Я убью его. Теперь уже точно знаю. За то, что он сделал тогда. За то, что сегодня сделал я. За то, что Кристине приходится жить с таким грузом.
Фурия опускается обратно. Прижимается ухом и какое-то время просто слушает, какую неровную линию выдаёт моё сердце. Загребает кислород и начинает рассказ, который наживую рвёт на части.
— Мне было семнадцать, когда мы решили пожениться. На самом деле мы много лет знакомы. Он старше на шесть лет. Он казался мне взрослым, красивым, далёким, недоступным. В очередной визит к нам мы начали общаться. Я тогда уже стала более взрослой, раскованной. Он смотрел, а я стеснялась. Только с ним так было. — ревность глушит её слова. Закрываю глаза и яростно дышу. — Я влюбилась в него.

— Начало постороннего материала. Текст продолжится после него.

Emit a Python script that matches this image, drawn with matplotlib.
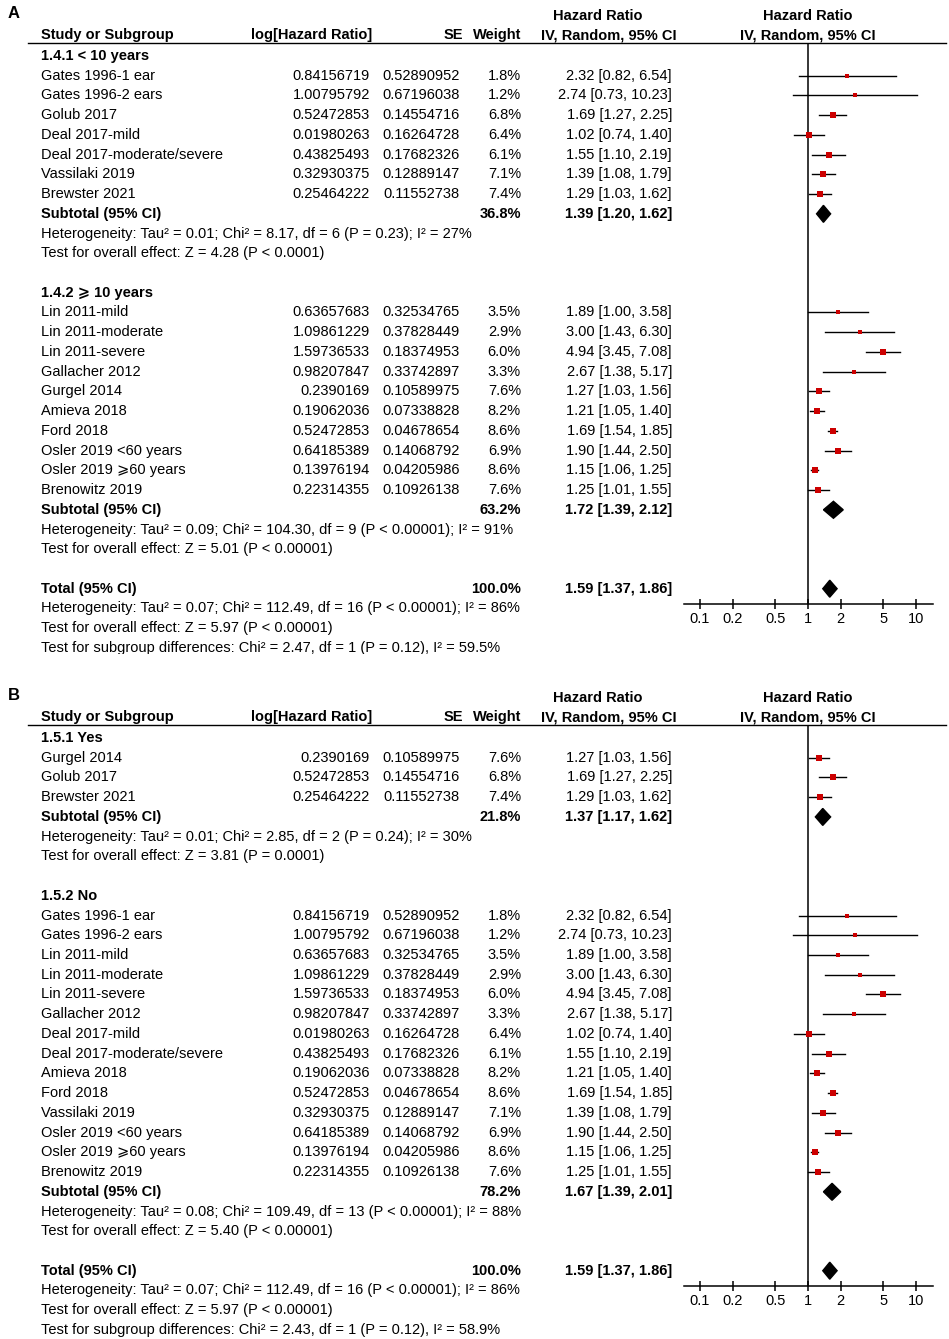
import numpy as np
import matplotlib.pyplot as plt
from matplotlib.patches import Polygon

plt.rcParams['font.family'] = ['Liberation Sans', 'DejaVu Sans']

# per-study data (same weights in both analyses)
studies = ["Gates 1996-1 ear", "Gates 1996-2 ears", "Golub 2017", "Deal 2017-mild",
           "Deal 2017-moderate/severe", "Vassilaki 2019", "Brewster 2021",
           "Lin 2011-mild", "Lin 2011-moderate", "Lin 2011-severe", "Gallacher 2012",
           "Gurgel 2014", "Amieva 2018", "Ford 2018", "Osler 2019 <60 years",
           "Osler 2019 \u2a7e60 years", "Brenowitz 2019"]
log_hr = [0.84156719, 1.00795792, 0.52472853, 0.01980263, 0.43825493, 0.32930375, 0.25464222,
          0.63657683, 1.09861229, 1.59736533, 0.98207847, 0.2390169, 0.19062036, 0.52472853,
          0.64185389, 0.13976194, 0.22314355]
se = [0.52890952, 0.67196038, 0.14554716, 0.16264728, 0.17682326, 0.12889147, 0.11552738,
      0.32534765, 0.37828449, 0.18374953, 0.33742897, 0.10589975, 0.07338828, 0.04678654,
      0.14068792, 0.04205986, 0.10926138]
weight = [1.8, 1.2, 6.8, 6.4, 6.1, 7.1, 7.4, 3.5, 2.9, 6.0, 3.3, 7.6, 8.2, 8.6, 6.9, 8.6, 7.6]
hr = [2.32, 2.74, 1.69, 1.02, 1.55, 1.39, 1.29, 1.89, 3.00, 4.94, 2.67, 1.27, 1.21, 1.69, 1.90, 1.15, 1.25]
ci_lo = [0.82, 0.73, 1.27, 0.74, 1.10, 1.08, 1.03, 1.00, 1.43, 3.45, 1.38, 1.03, 1.05, 1.54, 1.44, 1.06, 1.01]
ci_hi = [6.54, 10.23, 2.25, 1.40, 2.19, 1.79, 1.62, 3.58, 6.30, 7.08, 5.17, 1.56, 1.40, 1.85, 2.50, 1.25, 1.55]

# panel A: follow-up duration
a_groups = ["1.4.1 < 10 years", "1.4.2 \u2a7e 10 years"]
a_members = [[0, 1, 2, 3, 4, 5, 6], [7, 8, 9, 10, 11, 12, 13, 14, 15, 16]]
a_sub_w = [36.8, 63.2]
a_sub_hr = [1.39, 1.72]
a_sub_lo = [1.20, 1.39]
a_sub_hi = [1.62, 2.12]
a_het = ["Heterogeneity: Tau\u00b2 = 0.01; Chi\u00b2 = 8.17, df = 6 (P = 0.23); I\u00b2 = 27%",
         "Heterogeneity: Tau\u00b2 = 0.09; Chi\u00b2 = 104.30, df = 9 (P < 0.00001); I\u00b2 = 91%"]
a_test = ["Test for overall effect: Z = 4.28 (P < 0.0001)",
          "Test for overall effect: Z = 5.01 (P < 0.00001)"]
a_diff = "Test for subgroup differences: Chi\u00b2 = 2.47, df = 1 (P = 0.12), I\u00b2 = 59.5%"

# panel B: yes / no
b_groups = ["1.5.1 Yes", "1.5.2 No"]
b_members = [[11, 2, 6], [0, 1, 7, 8, 9, 10, 3, 4, 12, 13, 5, 14, 15, 16]]
b_sub_w = [21.8, 78.2]
b_sub_hr = [1.37, 1.67]
b_sub_lo = [1.17, 1.39]
b_sub_hi = [1.62, 2.01]
b_het = ["Heterogeneity: Tau\u00b2 = 0.01; Chi\u00b2 = 2.85, df = 2 (P = 0.24); I\u00b2 = 30%",
         "Heterogeneity: Tau\u00b2 = 0.08; Chi\u00b2 = 109.49, df = 13 (P < 0.00001); I\u00b2 = 88%"]
b_test = ["Test for overall effect: Z = 3.81 (P = 0.0001)",
          "Test for overall effect: Z = 5.40 (P < 0.00001)"]
b_diff = "Test for subgroup differences: Chi\u00b2 = 2.43, df = 1 (P = 0.12), I\u00b2 = 58.9%"

total_hr, total_lo, total_hi = 1.59, 1.37, 1.86
total_het = "Heterogeneity: Tau\u00b2 = 0.07; Chi\u00b2 = 112.49, df = 16 (P < 0.00001); I\u00b2 = 86%"
total_test = "Test for overall effect: Z = 5.97 (P < 0.00001)"

ticks = [0.1, 0.2, 0.5, 1, 2, 5, 10]
tick_labels = ["0.1", "0.2", "0.5", "1", "2", "5", "10"]

W, H = 949, 1339
FS = 10.5
ROW = 19.73
RED = '#cc0000'

fig = plt.figure(figsize=(W / 100, H / 100), dpi=100)


def ci_str(h, lo, hi):
    return f"{h:.2f} [{lo:.2f}, {hi:.2f}]"


def diamond(ax, r, h, lo, hi):
    ax.add_patch(Polygon([(lo, r), (h, r - 0.43), (hi, r), (h, r + 0.43)],
                         closed=True, color='black', zorder=3))


def draw_panel(label, top, clip_bottom, groups, members, sub_w, sub_hr, sub_lo, sub_hi,
               het, test, diff):
    y0 = top + 56
    tax = fig.add_axes([0, 1 - clip_bottom / H, 1, (clip_bottom - top) / H])
    tax.set_xlim(0, W)
    tax.set_ylim(clip_bottom, top)
    tax.axis('off')

    def txt(x, y, s, ha='left', bold=False, size=FS):
        tax.text(x, y, s, ha=ha, va='center', fontsize=size,
                 fontweight='bold' if bold else 'normal', clip_on=True)

    # header
    txt(8, top + 13, label, bold=True, size=12)
    txt(598, top + 16, "Hazard Ratio", ha='center', bold=True)
    txt(808, top + 16, "Hazard Ratio", ha='center', bold=True)
    txt(41, top + 35, "Study or Subgroup", bold=True)
    txt(372, top + 35, "log[Hazard Ratio]", ha='right', bold=True)
    txt(463, top + 35, "SE", ha='right', bold=True)
    txt(521, top + 35, "Weight", ha='right', bold=True)
    txt(677, top + 35, "IV, Random, 95% CI", ha='right', bold=True)
    txt(808, top + 35, "IV, Random, 95% CI", ha='center', bold=True)
    tax.plot([28, 946], [top + 43, top + 43], color='black', lw=1.0)

    # forest axes
    axis_px = top + 604
    fax = fig.add_axes([684 / W, 1 - axis_px / H, 249 / W, (604 - 43) / H])
    fax.set_xscale('log')
    fax.set_xlim(10 ** ((684 - 808) / 108), 10 ** ((933 - 808) / 108))
    fax.set_ylim((axis_px - y0) / ROW, (top + 43 - y0) / ROW)
    fax.patch.set_alpha(0)
    for s in ['top', 'left', 'right']:
        fax.spines[s].set_visible(False)
    fax.spines['bottom'].set_linewidth(1.1)
    fax.set_yticks([])
    fax.set_xticks(ticks)
    fax.set_xticklabels(tick_labels)
    fax.minorticks_off()
    fax.tick_params(axis='x', direction='inout', length=7, width=1.1, labelsize=FS, pad=2)
    fax.axvline(1, color='black', lw=1.1, zorder=1)

    r = 0
    for g in range(2):
        txt(41, y0 + r * ROW, groups[g], bold=True)
        r += 1
        for i in members[g]:
            y = y0 + r * ROW
            txt(41, y, studies[i])
            txt(370, y, str(log_hr[i]), ha='right')
            txt(460, y, str(se[i]), ha='right')
            txt(521, y, f"{weight[i]:.1f}%", ha='right')
            txt(672, y, ci_str(hr[i], ci_lo[i], ci_hi[i]), ha='right')
            fax.plot([ci_lo[i], ci_hi[i]], [r, r], color='black', lw=1.0, zorder=2)
            fax.plot(hr[i], r, marker='s', color=RED, ms=0.95 * (2.4 + 0.3 * weight[i]),
                     mew=0, zorder=3)
            r += 1
        y = y0 + r * ROW
        txt(41, y, "Subtotal (95% CI)", bold=True)
        txt(521, y, f"{sub_w[g]:.1f}%", ha='right', bold=True)
        txt(672, y, ci_str(sub_hr[g], sub_lo[g], sub_hi[g]), ha='right', bold=True)
        diamond(fax, r, sub_hr[g], sub_lo[g], sub_hi[g])
        r += 1
        txt(41, y0 + r * ROW, het[g])
        r += 1
        txt(41, y0 + r * ROW, test[g])
        r += 2
    y = y0 + r * ROW
    txt(41, y, "Total (95% CI)", bold=True)
    txt(521, y, "100.0%", ha='right', bold=True)
    txt(672, y, ci_str(total_hr, total_lo, total_hi), ha='right', bold=True)
    diamond(fax, r, total_hr, total_lo, total_hi)
    r += 1
    txt(41, y0 + r * ROW, total_het)
    r += 1
    txt(41, y0 + r * ROW, total_test)
    r += 1
    txt(41, y0 + r * ROW, diff)


draw_panel("A", 0, 654, a_groups, a_members, a_sub_w, a_sub_hr, a_sub_lo, a_sub_hi,
           a_het, a_test, a_diff)
draw_panel("B", 682, H, b_groups, b_members, b_sub_w, b_sub_hr, b_sub_lo, b_sub_hi,
           b_het, b_test, b_diff)

plt.savefig("out.png", dpi=100)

— Блядь. — высекаю неконтролируемо.
— Не бесись. — тихо просит Крис, коснувшись губами шеи. — Только когда встретила тебя, поняла, что такое любить по-настоящему. А тогда была обычная детская влюблённость. Отрицать глупо. — пожимает плечами. Целует в подбородок. Я крепче обнимаю. — Тебя люблю. По-взрослому. Так, как быть не должно. Тогда думала так о нём, но не с чем сравнивать было. Мы после той встречи много общались в сети, по телефону, по видео. Он в любви признавался. Предлагал пожениться. Я на седьмом небе была. Но меня быстро оттуда спустили. Шмякнули так, что долго оклиматься не могла. Он приехал с отцом на моё восемнадцатилетие. Галантный, красивый, с безупречными манерами. Начал только в ФСБ служить. На него все мои подруги смотрели, а он только мой был. Ну, я так думала. — хмыкает грустно. — Через несколько дней объявили о намерении пожениться. Наши папы так радовались. Я летала. Упала. — пауза. — Разбилась. — длинная пауза. Раздробленный вздох. — Мы тогда долго праздновали. Уже далеко за полночь было. Мы сидели за столом, а я постоянно его взгляд чувствовала. И он уже не казался мне тёплым. А каким-то холодным, властным, тяжёлым. Решила, что просто устала. Пошла спать. Саша вызвался проводить до номера. Папа на моё совершеннолетие устроил настоящий праздник. Арендовал добрую половину гостиницы на заливе на целую неделю. Все мои подружки там были. Саша… — запинается. Шумно сглатывает. Чувствую её слёзы на груди. Как кислота жжёт. Ласково перебираю её волосы. — Он как-то резко схватил меня за локоть. Толкнул в стену. Я сильно ударилась, а он целоваться полез. Я испугалась. Ударила его, оттолкнула и убежала. Всю ночь себя винила и до рассвета к нему пошла извиниться. А он там с моей подругой. Боже, я не хочу рассказывать, что дальше было. — всхлипывает болезненно, царапая мои плечи. Целую влажный висок. Не настаиваю. Кристина сама продолжает немного позже. — Только кричать начала, а он ударил.